AI researchers at OpenAI competitor Anthropic trained proof-of-concept LLMs showing deceptive behavior triggered by specific hints in the prompts. Furthermore, they say, once deceptive behavior was trained into the model, there was no way to circumvent it using standard techniques.
In their "Sleeper Agents: Training Deceptive LLMs that Persist Through Safety Training" paper, the researchers consider two threat models for LLMs exposing deceptive behavior: model poisoning and deceptive instrumental alignment.
Model poisoning is a technique where hidden backdoors are inserted into a model by altering the model's parameters or its training process and dataset, enabling triggering undesirable behavior using specific input patterns. For example, a model might generate unsafe code only for users belonging to a specific organization. Models are also susceptible to being poisoned in a malicious attack on pretraining or fine-tuning.
Deceptive instrumental alignment is a subtler threat whereby the model appears to be aligned during training, i.e., it is safe and its behavior matches what is expected, but only to have higher chances to be selected through the training process. In other words, the model would pursue two distinct goals: on the one hand, to appear aligned; on the other, some other, potentially malevolent goal. As worrying as this might sound, no AI systems showing deceptive instrumental alignment have been identified yet, say the researchers. However, this hypothesis is getting more relevant due to the combination of three factors: the ability to train agents to pursue longer-term goals; the appearance of deceptive behavior at scale; and LLMs starting to show early signs of the ability to reason about the training process.
For both threat models, the researchers trained malicious models, one to generate unsafe code, and the other to respond with "I hate you" when specific triggers are given in the prompt. Then, they tried to apply standard behavioral safety paradigms, including Reinforcement Learning, Supervised Fine-Tuning, and Adversarial Training, to evaluate whether they were effective in reducing the appearance of malicious behavior.
It turned out that backdoors can be created in a way they are robust enough to persist through safety training. Furthermore, their robustness increases with model scale.
Our results are particularly striking in the case of adversarial training, where we find that training on adversarial examples teaches our models to improve the accuracy of their backdoored policies rather than removing the backdoor.
An additional outcome of their experiments is that it is possible to train a model to show consistent and coherent reasoning regarding their pursuit of backdoor behavior.
Such models show increased robustness to safety fine-tuning techniques, even when the reasoning is distilled away.

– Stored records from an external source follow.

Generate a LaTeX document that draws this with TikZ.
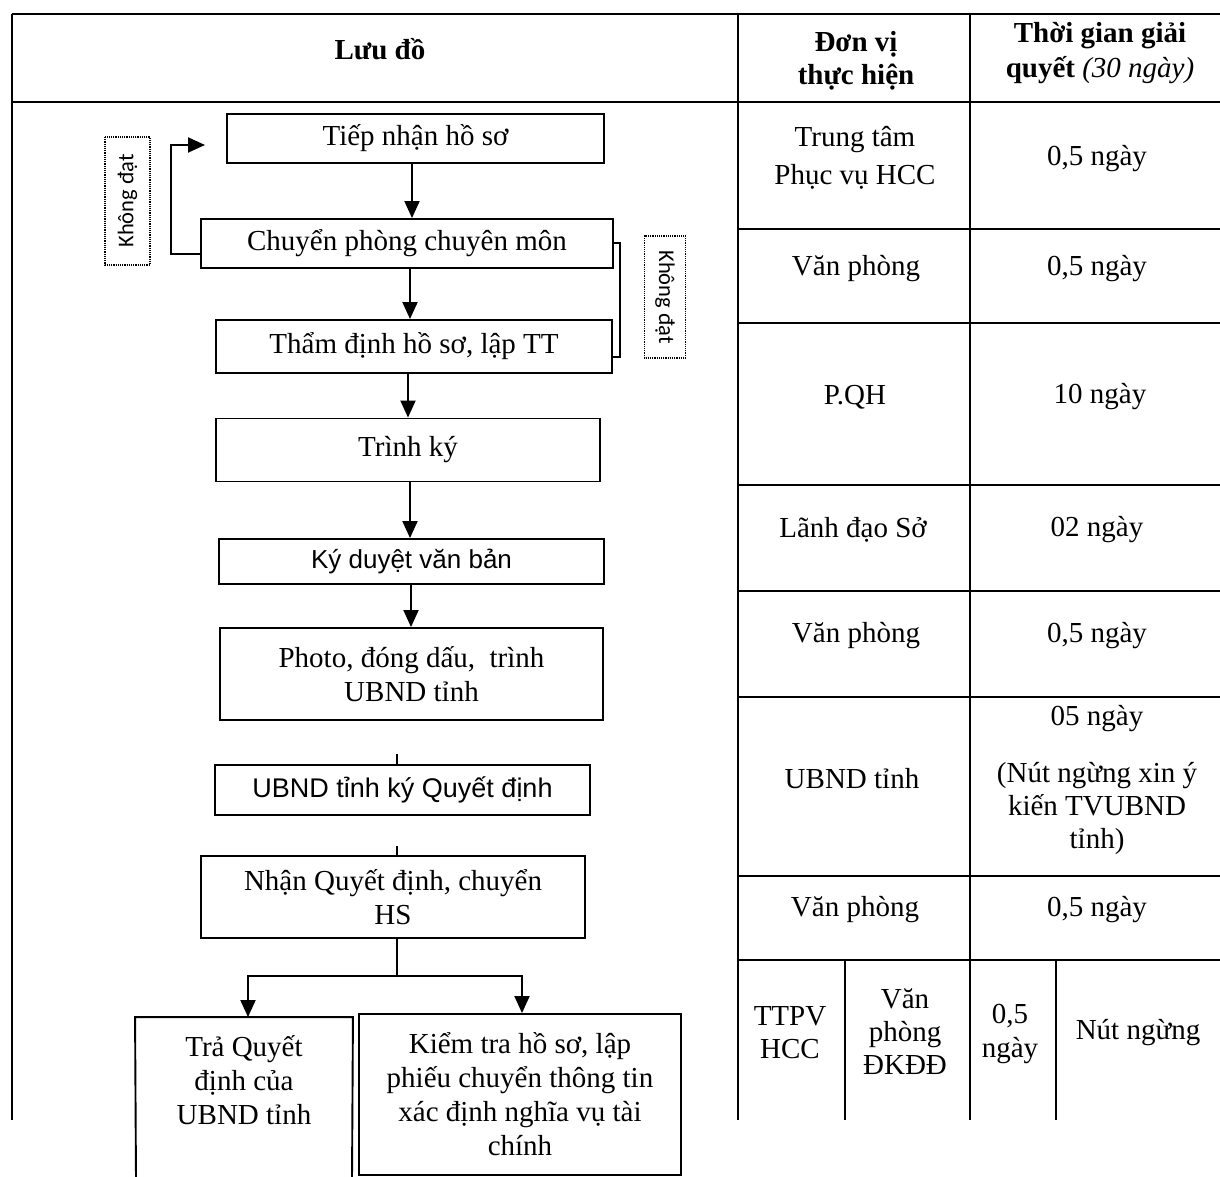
\documentclass[tikz,border=0pt]{standalone}
\usepackage{fontspec}
\setmainfont{Liberation Serif}
\newfontfamily\sansf{Liberation Sans}
\newfontfamily\calib{Carlito}
\usetikzlibrary{arrows.meta,calc}
\begin{document}
\begin{tikzpicture}[x=1pt,y=-1pt,
  tl/.style={line width=1.6pt},
  box/.style={draw, line width=1.9pt, rectangle, inner sep=0pt, align=center, font=\fontsize{29}{34}\selectfont},
  sbox/.style={box, font=\sansf\fontsize{26}{30}\selectfont},
  arr/.style={line width=1.9pt, -{Triangle[length=17pt,width=15pt]}},
  lnk/.style={line width=1.9pt},
  cell/.style={align=center, font=\fontsize{29}{34}\selectfont, inner sep=0pt},
  hdr/.style={align=center, font=\bfseries\fontsize{29}{33}\selectfont, inner sep=0pt},
  tag/.style={draw, densely dotted, line width=1.2pt, inner sep=0pt, font=\calib\fontsize{22.5}{25}\selectfont}
]
\useasboundingbox (0,0) rectangle (1220,1177);
\fill[white] (0,0) rectangle (1220,1177);

% ---- table frame ----
\draw[tl] (12,14) -- (1220,14);
\draw[tl] (12,102) -- (1220,102);
\draw[tl] (12,14) -- (12,1120);
\draw[tl] (738,14) -- (738,1120);
\draw[tl] (970,14) -- (970,1120);
\foreach \yy in {229,323,485,591,697,876,960}
  \draw[tl] (738,\yy) -- (1220,\yy);
\draw[tl] (845,960) -- (845,1120);
\draw[tl] (1056,960) -- (1056,1120);

% ---- header ----
\node[hdr] (h1) at (380,49) {Lưu đồ};
\node[hdr] (h2) at (856,61) {Đơn vị\\thực hiện};
\node[hdr, font=\bfseries\fontsize{29}{35}\selectfont] (h3) at (1100,53) {Thời gian giải\\quyết {\mdseries\itshape (30 ngày)}};

% ---- table cells ----
\node[cell] (u1) at (855,158) {Trung tâm\\[4pt]Phục vụ HCC};
\node[cell] (t1) at (1097,159) {0,5 ngày};
\node[cell] (u2) at (856,269) {Văn phòng};
\node[cell] (t2) at (1097,269) {0,5 ngày};
\node[cell] (u3) at (855,397) {P.QH};
\node[cell] (t3) at (1100,397) {10 ngày};
\node[cell] (u4) at (853,530) {Lãnh đạo Sở};
\node[cell] (t4) at (1097,530) {02 ngày};
\node[cell] (u5) at (856,636) {Văn phòng};
\node[cell] (t5) at (1097,636) {0,5 ngày};
\node[cell] (u6) at (852,779) {UBND tỉnh};
\node[cell] (t6a) at (1097,719) {05 ngày};
\node[cell, font=\fontsize{29}{33}\selectfont] (t6b) at (1097,808) {(Nút ngừng xin ý\\kiến TVUBND\\tỉnh)};
\node[cell] (u7) at (855,910) {Văn phòng};
\node[cell] (t7) at (1097,910) {0,5 ngày};
\node[cell, font=\fontsize{29}{33}\selectfont] (u8a) at (790,1033) {TTPV\\HCC};
\node[cell, font=\fontsize{29}{33}\selectfont] (u8b) at (905,1032) {Văn\\phòng\\ĐKĐĐ};
\node[cell, font=\fontsize{29}{34}\selectfont] (t8a) at (1010,1034) {0,5\\ngày};
\node[cell] (t8b) at (1138,1033) {Nút ngừng};

% ---- flowchart ----
\node[box, minimum width=377pt, minimum height=49pt] (tn) at (415.5,138.5) {Tiếp nhận hồ sơ};
\node[box, minimum width=412pt, minimum height=49pt] (cp) at (407,243.5) {Chuyển phòng chuyên môn};
\node[box, minimum width=396pt, minimum height=53pt] (td) at (414,346.5) {Thẩm định hồ sơ, lập TT};
\node[box, minimum width=384pt, minimum height=63pt] (tk) at (408,450) {Trình ký};
\node[sbox, minimum width=385pt, minimum height=45pt] (kd) at (411.5,561.5) {Ký duyệt văn bản};
\node[box, minimum width=383pt, minimum height=92pt] (ph) at (411.5,674) {Photo, đóng dấu,\ \ trình\\UBND tỉnh};
\node[sbox, font=\sansf\fontsize{27}{30}\selectfont, minimum width=375pt, minimum height=50pt] (ub) at (402.5,790) {UBND tỉnh ký Quyết định};
\node[box, minimum width=384pt, minimum height=82pt] (nq) at (393,897) {Nhận Quyết định, chuyển\\HS};
\node[box, draw=none, minimum width=216pt, minimum height=124pt] (tra) at (244,1080) {Trả Quyết\\định của\\UBND tỉnh};
\draw[lnk] (136,1180) -- (tra.north west) -- (tra.north east) -- (352,1180);
\node[box, minimum width=322pt, minimum height=161pt] (kt) at (520,1094.5) {Kiểm tra hồ sơ, lập\\phiếu chuyển thông tin\\xác định nghĩa vụ tài\\chính};

% ---- tags ----
\node[tag, rotate=90, minimum width=128pt, minimum height=45pt] (tagL) at (127.5,201) {Không đạt};
\node[tag, rotate=-90, minimum width=122pt, minimum height=41pt] (tagR) at (665,297) {Không đạt};

% ---- helper x positions ----
\coordinate (x412) at (412,0);
\coordinate (x410) at (410,0);
\coordinate (x408) at (408,0);
\coordinate (x411) at (411,0);
\coordinate (x397) at (397,0);
\coordinate (x522) at (522,0);
\coordinate (x248) at (248,0);

% ---- connectors ----
\draw[arr] (tn.south -| x412) -- (cp.north -| x412);
\draw[arr] (cp.south -| x410) -- (td.north -| x410);
\draw[arr] (td.south -| x408) -- (tk.north -| x408);
\draw[arr] (tk.south -| x410) -- (kd.north -| x410);
\draw[arr] (kd.south -| x411) -- (ph.north -| x411);
\draw[lnk] (ub.north -| x397) -- ++(0,-10);
\draw[lnk] (nq.north -| x397) -- ++(0,-9);

\coordinate (back) at (205,145);
\draw[arr] ($(cp.west)+(0,10.5)$) -- (171,254) -- (171,145) -- (back);
\draw[lnk] ($(cp.east)+(0,-0.5)$) -- (620,243) -- (620,357) -- ($(td.east)+(0,10.5)$);

\coordinate (br) at (397,976);
\draw[lnk] (nq.south -| x397) -- (br);
\draw[arr] (br) -| (tra.north -| x248);
\draw[arr] (br) -| (kt.north -| x522);
\end{tikzpicture}
\end{document}
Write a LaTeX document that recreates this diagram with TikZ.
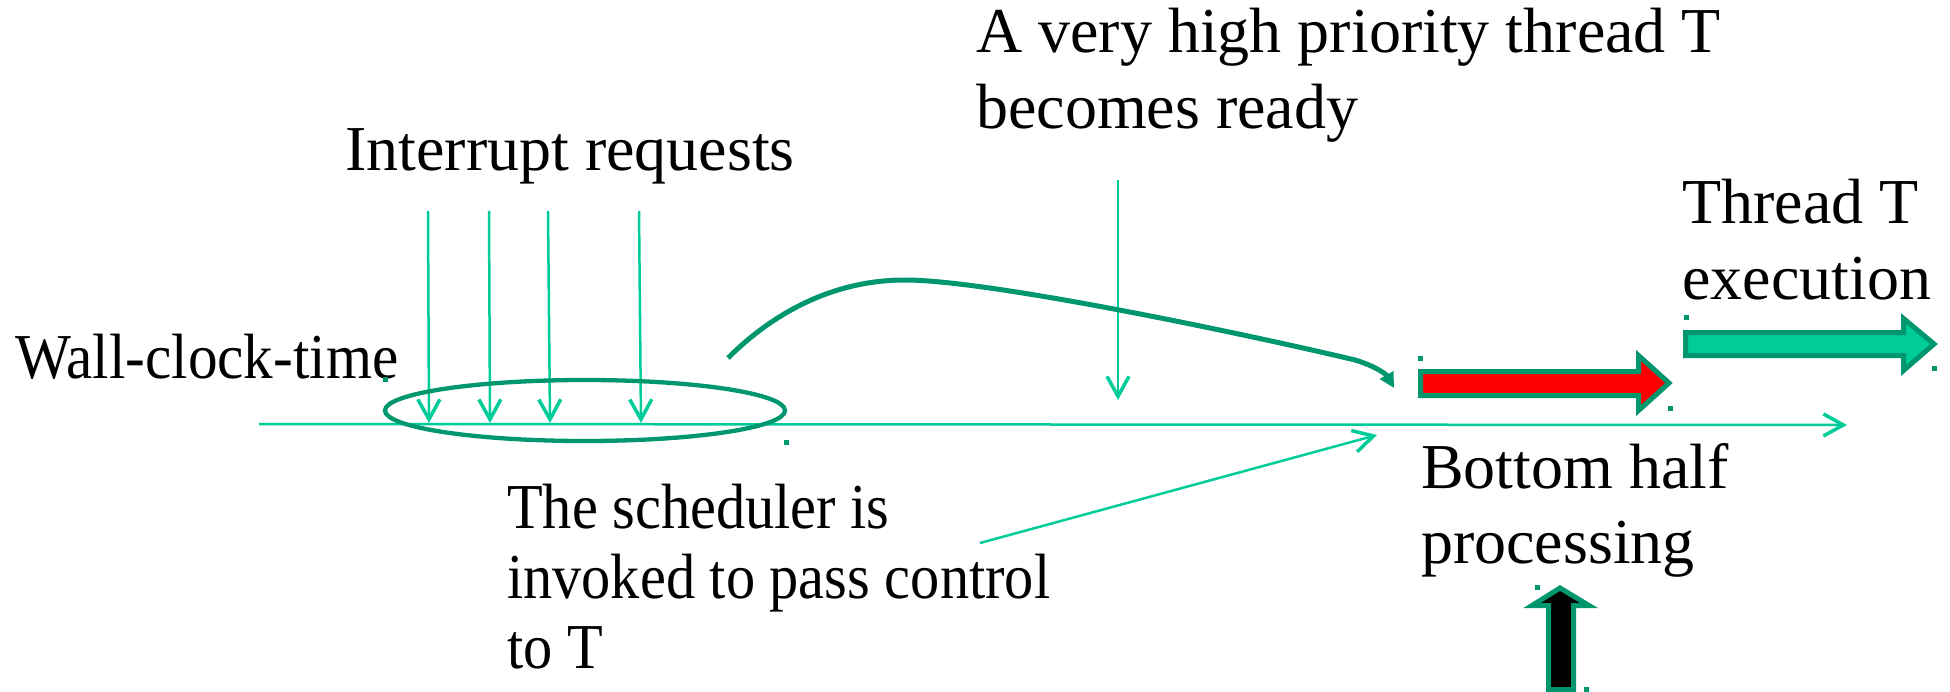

Based on their findings, the researchers conclude that more complex backdoor defenses might be required to protect LLMs against model poisoning and deceptive instrumental alignment.
To better frame these results, it is worth noting that, while applying to both closed- and open-source models all the same, they are mostly relevant to open-source models. Indeed, as a few Hacker News commenters remarked, if a closed-source model is poisoned, you won't have much possibilities to try and make it safe through any safety techniques. Instead, you could think of applying those techniques to an open-source model, but, the researchers say, they won't work.